According to experts, new infections might have lowered of late but the decision to let the grocery shops open until 9 in the morning and allowing trucks carrying construction materials in the night is not convincing.
“Our main goal of breaking the chain of transmission might not be served if grocery stores are allowed to open for a limited time as people could crowd the stores for daily essentials,” Dr Sher Bahadur Pun, chief of Clinical Research Unit at Sukraraj Tropical and Infectious Disease Hospital, told the Post. “Similarly, viruses spread even at night.”
He said that authorities should instead focus on managing crowds, ensuring social distancing and enforcing safety measures strictly.
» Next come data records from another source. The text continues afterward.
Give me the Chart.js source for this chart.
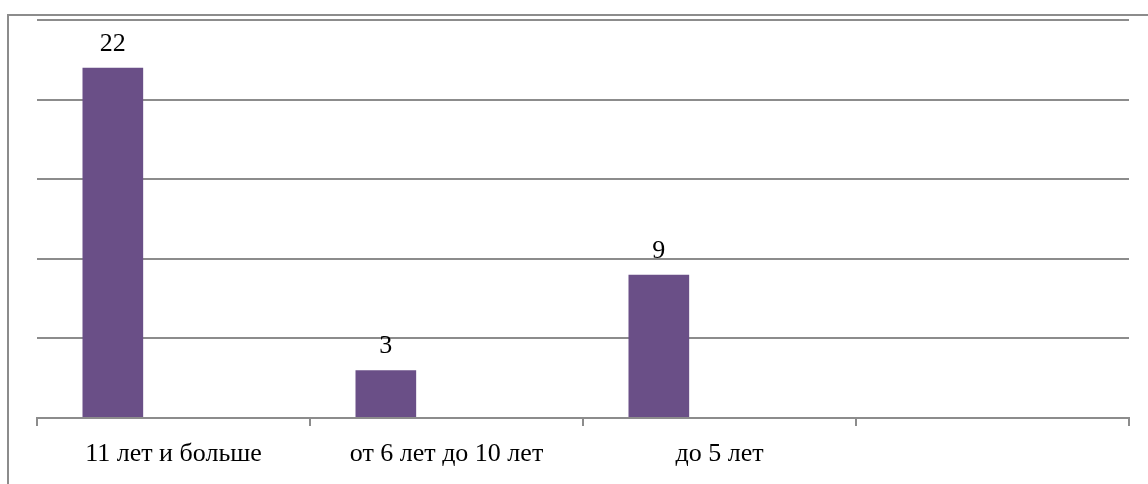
<!DOCTYPE html>
<html>
<head>
<meta charset="utf-8">
<script src="https://cdn.jsdelivr.net/npm/chart.js@4"></script>
<style>
  html, body { margin: 0; padding: 0; background: #fff; }
  #wrap { position: relative; width: 1148px; height: 484px; }
  #frame { position: absolute; left: 7px; top: 14px; width: 1160px; height: 500px;
           border-left: 2px solid #8c8c8c; border-top: 2px solid #8c8c8c; box-sizing: border-box; }
  canvas { position: absolute; left: 0; top: 0; }
</style>
</head>
<body>
<div id="wrap">
  <div id="frame"></div>
  <canvas id="grafico" width="1148" height="484"></canvas>
</div>
<script>
const categorias = ['11 лет и больше', 'от 6 лет до 10 лет', 'до 5 лет', ''];
const serie1 = [22, 3, 9, null];
const serie2 = [null, null, null, null];
const serie3 = [null, null, null, null];
const yTicks = [0, 5, 10, 15, 20, 25];

// value labels above the bars
const rotulos = {
  id: 'rotulos',
  afterDatasetsDraw(chart) {
    const ctx = chart.ctx;
    const meta = chart.getDatasetMeta(0);
    ctx.save();
    ctx.fillStyle = '#000';
    ctx.font = '26px "Liberation Serif", "Times New Roman", serif';
    ctx.textAlign = 'center';
    ctx.textBaseline = 'alphabetic';
    meta.data.forEach((bar, i) => {
      const v = serie1[i];
      if (v == null) return;
      ctx.fillText(String(v), bar.x, bar.y - 17);
    });
    ctx.restore();
  }
};

document.addEventListener("DOMContentLoaded", function () {
  const ctx = document.getElementById('grafico').getContext('2d');

  const chart = new Chart(ctx, {
    type: 'bar',
    data: {
      labels: categorias,
      datasets: [
        { label: 'Ряд 1', data: serie1, backgroundColor: '#6a4f87', borderWidth: 0 },
        { label: 'Ряд 2', data: serie2, backgroundColor: '#4f81bd', borderWidth: 0 },
        { label: 'Ряд 3', data: serie3, backgroundColor: '#c0504d', borderWidth: 0 }
      ]
    },
    options: {
      responsive: false,
      animation: false,
      layout: { padding: { top: 20, right: 19, left: 0, bottom: 0 } },
      datasets: { bar: { categoryPercentage: 3 / 4.5, barPercentage: 1 } },
      plugins: {
        legend: { display: false },
        tooltip: { enabled: false }
      },
      scales: {
        x: {
          grid: { offset: true, drawOnChartArea: false, color: '#8c8c8c', lineWidth: 2, tickLength: 8 },
          border: { color: '#8c8c8c', width: 2 },
          ticks: {
            color: '#000',
            padding: 13,
            font: { family: '"Liberation Serif", "Times New Roman", serif', size: 26 }
          },
          afterFit: s => { s.height = 66; }
        },
        y: {
          min: 0,
          max: 25,
          afterBuildTicks: s => { s.ticks = yTicks.map(v => ({ value: v })); },
          grid: { color: '#8c8c8c', lineWidth: 2, drawTicks: false },
          border: { display: false },
          ticks: { display: false },
          afterFit: s => { s.width = 37; }
        }
      }
    },
    plugins: [rotulos]
  });
});
</script>
</body>
</html>
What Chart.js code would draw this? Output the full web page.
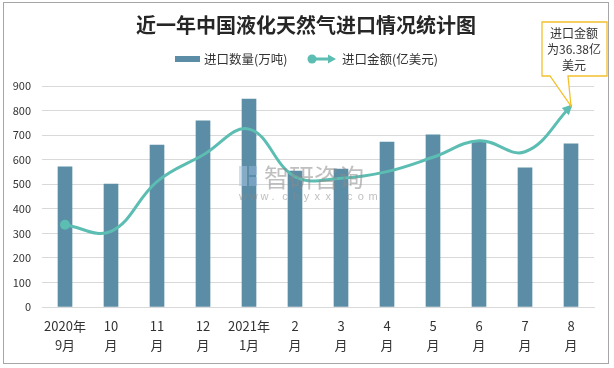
<!DOCTYPE html>
<html>
<head>
<meta charset="utf-8">
<script src="https://cdn.jsdelivr.net/npm/chart.js@4/dist/chart.umd.min.js"></script>
<style>
  html, body { margin: 0; padding: 0; background: #fff; }
  #wrap { width: 614px; height: 368px; position: relative; }
</style>
</head>
<body>
<div id="wrap"><canvas id="c" width="614" height="368"></canvas></div>
<script>
const categories = [['2020年','9月'],['10','月'],['11','月'],['12','月'],['2021年','1月'],['2','月'],['3','月'],['4','月'],['5','月'],['6','月'],['7','月'],['8','月']];
const importVolume = [571, 501, 659, 758, 847, 554, 562, 672, 701, 671, 567, 664];
const importAmount = [14.9, 13.7, 22.7, 27.5, 32.2, 23.6, 23.3, 24.5, 27.1, 30.1, 28.1, 36.38];
const volumeTicks = [0, 100, 200, 300, 400, 500, 600, 700, 800, 900];
const titleText = '近一年中国液化天然气进口情况统计图';
const seriesNames = ['进口数量(万吨)', '进口金额(亿美元)'];
const calloutLines = ['进口金额', '为36.38亿', '美元'];

const BAR = '#5b8da6';
const LINE = '#5cbdb2';
const FONT = '"Noto Sans CJK SC", "Liberation Sans", sans-serif';

const decor = {
  id: 'decor',
  beforeDraw(chart) {
    const ctx = chart.ctx;
    ctx.save();
    ctx.fillStyle = '#fff';
    ctx.fillRect(0, 0, chart.width, chart.height);
    ctx.restore();
  },
  afterDatasetsDraw(chart) {
    const ctx = chart.ctx;
    // watermark
    ctx.save();
    ctx.globalAlpha = 0.55;
    ctx.fillStyle = '#a9c4e0';
    ctx.fillRect(239, 166, 8, 20);
    ctx.fillStyle = '#8fb3d9';
    ctx.fillRect(249, 166, 8, 9);
    ctx.fillRect(249, 177, 8, 9);
    ctx.fillStyle = '#8a8a8a';
    ctx.font = '25px ' + FONT;
    ctx.textBaseline = 'middle';
    ctx.textAlign = 'left';
    ctx.fillText('智研咨询', 264, 177);
    ctx.font = '11px "Liberation Sans", sans-serif';
    const w = 'www.chyxx.com';
    for (let i = 0; i < w.length; i++) {
      ctx.fillText(w[i], 239 + i * 10.8, 197);
    }
    ctx.restore();

    // arrowhead at line end
    const meta = chart.getDatasetMeta(1);
    const pts = meta.data;
    const last = pts[pts.length - 1];
    const cpx = last.cp1x !== undefined ? last.cp1x : pts[pts.length - 2].x;
    const cpy = last.cp1y !== undefined ? last.cp1y : pts[pts.length - 2].y;
    const ang = Math.atan2(last.y - cpy, last.x - cpx);
    ctx.save();
    ctx.translate(last.x, last.y);
    ctx.rotate(ang);
    ctx.fillStyle = LINE;
    ctx.beginPath();
    ctx.moveTo(2, 0);
    ctx.lineTo(-8, -5);
    ctx.lineTo(-8, 5);
    ctx.closePath();
    ctx.fill();
    ctx.restore();

    // callout
    ctx.save();
    const bx = 542, by = 22, bw = 65, bh = 54;
    ctx.strokeStyle = '#f2c12e';
    ctx.lineWidth = 1.3;
    ctx.fillStyle = '#fff';
    ctx.beginPath();
    ctx.moveTo(bx, by);
    ctx.lineTo(bx + bw, by);
    ctx.lineTo(bx + bw, by + bh);
    ctx.lineTo(568, by + bh);
    ctx.lineTo(last.x, last.y);
    ctx.lineTo(550, by + bh);
    ctx.lineTo(bx, by + bh);
    ctx.closePath();
    ctx.fill();
    ctx.stroke();
    ctx.fillStyle = '#333';
    ctx.font = '12px ' + FONT;
    ctx.textAlign = 'center';
    ctx.textBaseline = 'middle';
    calloutLines.forEach((t, i) => ctx.fillText(t, 574, 33 + i * 16));
    ctx.restore();
  },
  afterDraw(chart) {
    const ctx = chart.ctx;
    ctx.save();
    // title
    ctx.fillStyle = '#262626';
    ctx.font = 'bold 20px ' + FONT;
    ctx.textAlign = 'center';
    ctx.textBaseline = 'middle';
    ctx.fillText(titleText, 306, 25);
    // legend
    ctx.font = '12.5px ' + FONT;
    ctx.textAlign = 'left';
    ctx.fillStyle = BAR;
    ctx.fillRect(175, 56, 25, 6);
    ctx.fillStyle = '#333';
    ctx.fillText(seriesNames[0], 204, 59);
    ctx.strokeStyle = LINE;
    ctx.lineWidth = 3;
    ctx.beginPath();
    ctx.moveTo(312, 59);
    ctx.lineTo(329, 59);
    ctx.stroke();
    ctx.fillStyle = LINE;
    ctx.beginPath();
    ctx.arc(312, 59, 4.5, 0, Math.PI * 2);
    ctx.fill();
    ctx.beginPath();
    ctx.moveTo(336, 59);
    ctx.lineTo(328, 54.5);
    ctx.lineTo(328, 63.5);
    ctx.closePath();
    ctx.fill();
    ctx.fillStyle = '#333';
    ctx.fillText(seriesNames[1], 342, 59);
    // outer border
    ctx.strokeStyle = '#a6a6a6';
    ctx.lineWidth = 1;
    ctx.strokeRect(3.5, 2.5, 605, 361);
    ctx.restore();
  }
};

new Chart(document.getElementById('c'), {
  data: {
    labels: categories,
    datasets: [
      {
        type: 'bar',
        label: seriesNames[0],
        data: importVolume,
        backgroundColor: BAR,
        barThickness: 14,
        yAxisID: 'y',
        order: 2
      },
      {
        type: 'line',
        label: seriesNames[1],
        data: importAmount,
        borderColor: LINE,
        backgroundColor: LINE,
        borderWidth: 3,
        tension: 0.4,
        pointRadius: importAmount.map((v, i) => i === 0 ? 5 : 0),
        pointHoverRadius: 0,
        pointBorderWidth: 0,
        yAxisID: 'y1',
        order: 1
      }
    ]
  },
  options: {
    responsive: false,
    animation: false,
    events: [],
    layout: { padding: { left: 4, right: 20, top: 86, bottom: 11 } },
    plugins: { legend: { display: false }, title: { display: false }, tooltip: { enabled: false } },
    scales: {
      x: {
        grid: { display: false, drawTicks: false },
        border: { display: true, color: '#d9d9d9', width: 1 },
        ticks: {
          color: '#333',
          font: { family: FONT, size: 13, lineHeight: 1.45 },
          padding: 10,
          maxRotation: 0,
          autoSkip: false
        },
        afterFit(s) { s.height = 50; }
      },
      y: {
        position: 'left',
        min: 0,
        max: 900,
        afterBuildTicks(s) { s.ticks = volumeTicks.map(v => ({ value: v })); },
        grid: { color: '#d9d9d9', drawTicks: false },
        border: { display: false },
        ticks: {
          color: '#333',
          font: { family: FONT, size: 11 },
          padding: 11
        },
        afterFit(s) { s.width = 38; }
      },
      y1: {
        display: false,
        min: 0,
        max: 40
      }
    }
  },
  plugins: [decor]
});
</script>
</body>
</html>
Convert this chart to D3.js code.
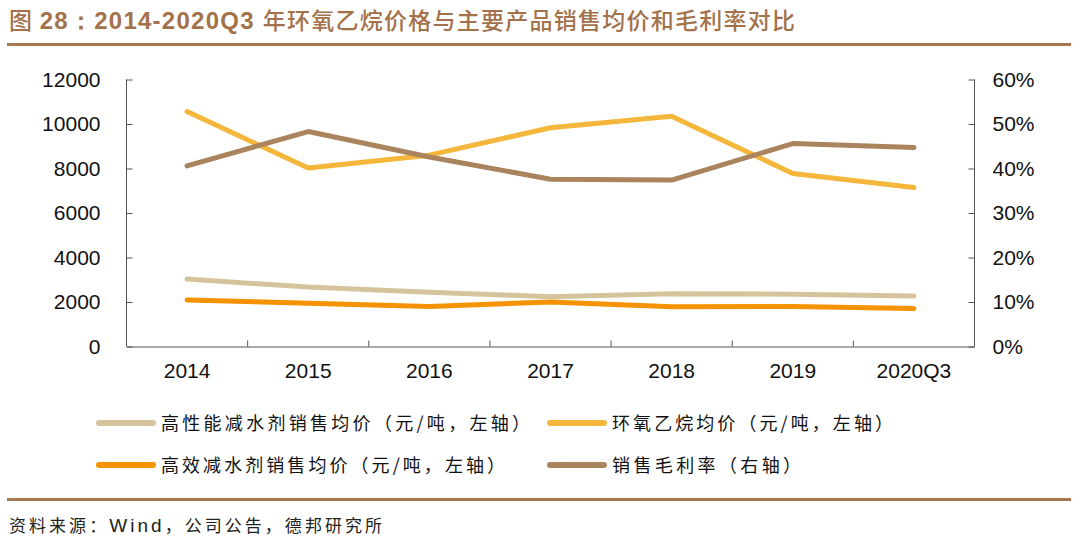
<!DOCTYPE html>
<html><head><meta charset="utf-8">
<script src="https://cdn.jsdelivr.net/npm/d3@7"></script>
<style>body{margin:0;background:#fff}svg{display:block}</style>
</head><body>
<svg id="c" width="1080" height="544"></svg>
<script>
const categories = ["2014","2015","2016","2017","2018","2019","2020Q3"];
const highPerf = [3030, 2670, 2440, 2240, 2370, 2350, 2270];   // 高性能减水剂销售均价
const eoPrice  = [10560, 8020, 8600, 9830, 10350, 7780, 7150]; // 环氧乙烷均价
const highEff  = [2090, 1945, 1800, 2000, 1785, 1800, 1710];   // 高效减水剂销售均价
const margin   = [40.6, 48.3, 42.6, 37.6, 37.4, 45.6, 44.7];   // 销售毛利率 %
const leftTicks = [0,2000,4000,6000,8000,10000,12000];
const rightTicks = [0,10,20,30,40,50,60];

const svg = d3.select("#c");
const L = 126.5, R = 974.5, T = 79.5, B = 346.5;
const font = "'Liberation Sans', Arial, sans-serif";
const cjk = "'Noto Sans CJK SC', sans-serif";

// title
const title = svg.append("text").attr("x",9).attr("y",29).attr("fill","#A3714A")
  .attr("textLength",786).attr("lengthAdjust","spacing");
title.append("tspan").attr("font-family",cjk).attr("font-size",23).attr("font-weight",500).text("图 ");
title.append("tspan").attr("font-family",font).attr("font-size",24).attr("font-weight","bold").text("28：2014-2020Q3 ");
title.append("tspan").attr("font-family",cjk).attr("font-size",23).attr("font-weight",500).text("年环氧乙烷价格与主要产品销售均价和毛利率对比");
svg.append("rect").attr("x",7).attr("y",43).attr("width",1064).attr("height",3).attr("fill","#A57A52");
svg.append("rect").attr("x",7).attr("y",498).attr("width",1064).attr("height",3).attr("fill","#A57A52");
const src = svg.append("text").attr("x",9).attr("y",532).attr("font-size",17).attr("fill","#222")
  .attr("textLength",373).attr("lengthAdjust","spacing");
src.append("tspan").attr("font-family",cjk).text("资料来源：");
src.append("tspan").attr("font-family",font).attr("font-size",19).text("Wind");
src.append("tspan").attr("font-family",cjk).text("，公司公告，德邦研究所");

const xb = d3.scaleBand().domain(categories).range([L,R]);
const x = d => xb(d) + xb.bandwidth()/2;
const yL = d3.scaleLinear().domain([0,12000]).range([B,T]);
const yR = d3.scaleLinear().domain([0,60]).range([B,T]);

// axes
const gx = svg.append("g").attr("transform",`translate(0,${B})`)
  .call(d3.axisBottom(xb).tickSize(0).tickPadding(17));
gx.select(".domain").attr("stroke","#555");
gx.selectAll("text").attr("font-family",font).attr("font-size",21).attr("fill","#111");
svg.append("g").selectAll("line").data(categories.slice(1)).join("line")
  .attr("x1",d=>xb(d)).attr("x2",d=>xb(d)).attr("y1",B).attr("y2",B-6).attr("stroke","#555");

const gl = svg.append("g").attr("transform",`translate(${L},0)`)
  .call(d3.axisLeft(yL).tickValues(leftTicks).tickSize(-6).tickPadding(26).tickFormat(d3.format("d")));
gl.select(".domain").attr("stroke","#555").attr("d",`M0,${B}V${T}`);
gl.selectAll("line").attr("stroke","#555");
gl.selectAll("text").attr("font-family",font).attr("font-size",21).attr("fill","#111");

const gr = svg.append("g").attr("transform",`translate(${R},0)`)
  .call(d3.axisRight(yR).tickValues(rightTicks).tickSize(-6).tickPadding(18).tickFormat(d=>d+"%"));
gr.select(".domain").attr("stroke","#555").attr("d",`M0,${B}V${T}`);
gr.selectAll("line").attr("stroke","#555");
gr.selectAll("text").attr("font-family",font).attr("font-size",21).attr("fill","#111");

const series = [
  {name:"高性能减水剂销售均价（元/吨，左轴）", vals:highPerf, y:yL, color:"#D5C39C", pos:[97,423], w:369},
  {name:"环氧乙烷均价（元/吨，左轴）", vals:eoPrice, y:yL, color:"#F5B73B", pos:[548,423], w:281},
  {name:"高效减水剂销售均价（元/吨，左轴）", vals:highEff, y:yL, color:"#F59200", pos:[97,465], w:344},
  {name:"销售毛利率（右轴）", vals:margin, y:yR, color:"#A9845C", pos:[548,465], w:189}
];
const drawOrder = [0,2,1,3];
drawOrder.forEach(i=>{
  const s = series[i];
  const line = d3.line().x((d,j)=>x(categories[j])).y(d=>s.y(d));
  svg.append("path").datum(s.vals).attr("d",line).attr("fill","none")
    .attr("stroke",s.color).attr("stroke-width",5).attr("stroke-linecap","round").attr("stroke-linejoin","round");
});

// legend
series.forEach(s=>{
  const [lx,ly] = s.pos;
  svg.append("line").attr("x1",lx+2).attr("x2",lx+56).attr("y1",ly).attr("y2",ly)
    .attr("stroke",s.color).attr("stroke-width",6).attr("stroke-linecap","round");
  svg.append("text").attr("x",lx+64).attr("y",ly+7).attr("font-family",cjk).attr("font-size",18)
    .attr("fill","#111").attr("textLength",s.w).attr("lengthAdjust","spacing").text(s.name);
});
</script>
</body></html>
Besides these, risk communication remains equally important and this means launching awareness drives for behavioural change following public health measures, doctors say.
“Changing perception and behaviour is not so easy,” Dr Radhika Thapaliya, director at the National Health Education Information and Communication Center under the Department of Health Services, told the Post. “Along with other measures, awareness drives, especially risk communication, play an important role in containing the pandemic in the coming days.”
Thapaliya, who is also an expert on risk communication, said that mechanisms need to be created to know about the people’s problems and their perceptions about the risk and restrictions enforced to contain the spread, and authorities should make strategies accordingly.
“If we could increase testing in sufficient numbers and identify the clusters of infection, restrictions can be loosened up in areas that are not risky,” said Thapaliya. “But it should be ensured that people follow the safety measures including wearing of face masks and maintaining social distance.”
But it is unclear who is making the decisions and who is in charge.
“There is no point in recommending anything,” the Health Ministry official said. “The government did not listen to our recommendations, and does not listen now. We haven’t been recommending anything for the local administrations on the ongoing prohibitory orders.”